TEMPO.CO, Jakarta -Kubu bertikai di Sudan menyetujui gencatan senjata 72 jam mulai Selasa, 25 April 2023, di saat negara-negara Barat, Arab, dan Asia berlomba mengeluarkan warganya dari Sudan.
Angkatan Bersenjata Sudan (SAF) mengatakan Amerika Serikat dan Arab Saudi memediasi gencatan senjata itu.
Menteri Luar Negeri A.S. Anthony Blinken mengumumkan perjanjian itu terlebih dahulu dan mengatakan itu mengikuti negosiasi intensif selama dua hari.
"Selama periode ini, Amerika Serikat mendesak SAF dan RSF untuk segera dan sepenuhnya menegakkan gencatan senjata," kata Blinken dalam sebuah pernyataan.
Dia mengatakan AS akan berkoordinasi dengan kepentingan sipil regional, internasional di Sudan untuk membentuk sebuah komite yang akan mengawasi gencatan senjata permanen dan pengaturan kemanusiaan.
Kedua belah pihak tidak mematuhi beberapa kesepakatan gencatan senjata sementara sebelumnya.
Pertempuran meletus antara kelompok paramiliter SAF dan Rapid Support Forces (RSF) pada 15 April.
Pertempuran selama 10 hari terakhir telah menewaskan sedikitnya 427 orang, menghancurkan rumah sakit dan fasilitas lainnya serta mengubah daerah pemukiman menjadi zona perang.
RSF mengkonfirmasi di Khartoum bahwa pihaknya telah menyetujui gencatan senjata, mulai tengah malam, untuk memfasilitasi upaya kemanusiaan. "Kami menegaskan komitmen kami untuk gencatan senjata penuh selama periode gencatan senjata", kata RSF.
SAF mengatakan di halaman Facebook-nya bahwa pihaknya juga menyetujui kesepakatan gencatan senjata. Koalisi kelompok masyarakat sipil Sudan yang telah menjadi bagian dari negosiasi transisi menuju demokrasi menyambut baik berita tersebut.

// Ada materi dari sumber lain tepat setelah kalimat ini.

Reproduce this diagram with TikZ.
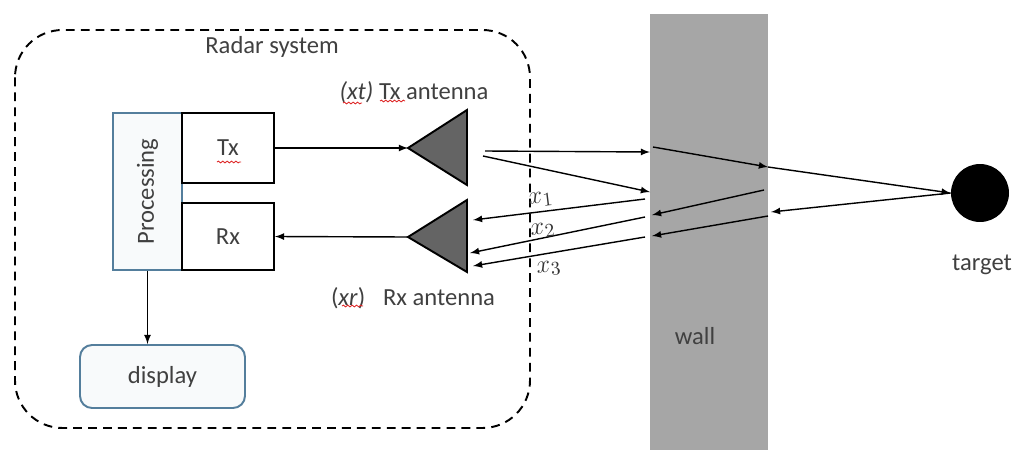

Menjelang pengumuman gencatan senjata malam, serangan udara dan pertempuran darat mengguncang Omdurman, salah satu dari tiga kota yang berdekatan di wilayah ibu kota, dan terjadi juga bentrokan di ibu kota Khartoum, kata seorang wartawan Reuters.
Asap gelap menyelimuti langit di dekat bandara internasional di pusat Khartoum, bersebelahan dengan markas tentara, dan ledakan tembakan artileri menggetarkan sekitarnya.
Sekretaris Jenderal PBB Antonio Guterres mengatakan bahwa kekerasan di negara yang mengapit Laut Merah, Tanduk Afrika, dan wilayah Sahel "berisiko menimbulkan bencana besar yang dapat melanda seluruh wilayah dan sekitarnya".
Dewan Keamanan merencanakan pertemuan soal konflik Sudan pada Selasa.
Sekjen PBB mendesak 15 anggota Dewan Keamanan menggunakan pengaruh mereka untuk mengembalikan Sudan ke jalur transisi demokrasi.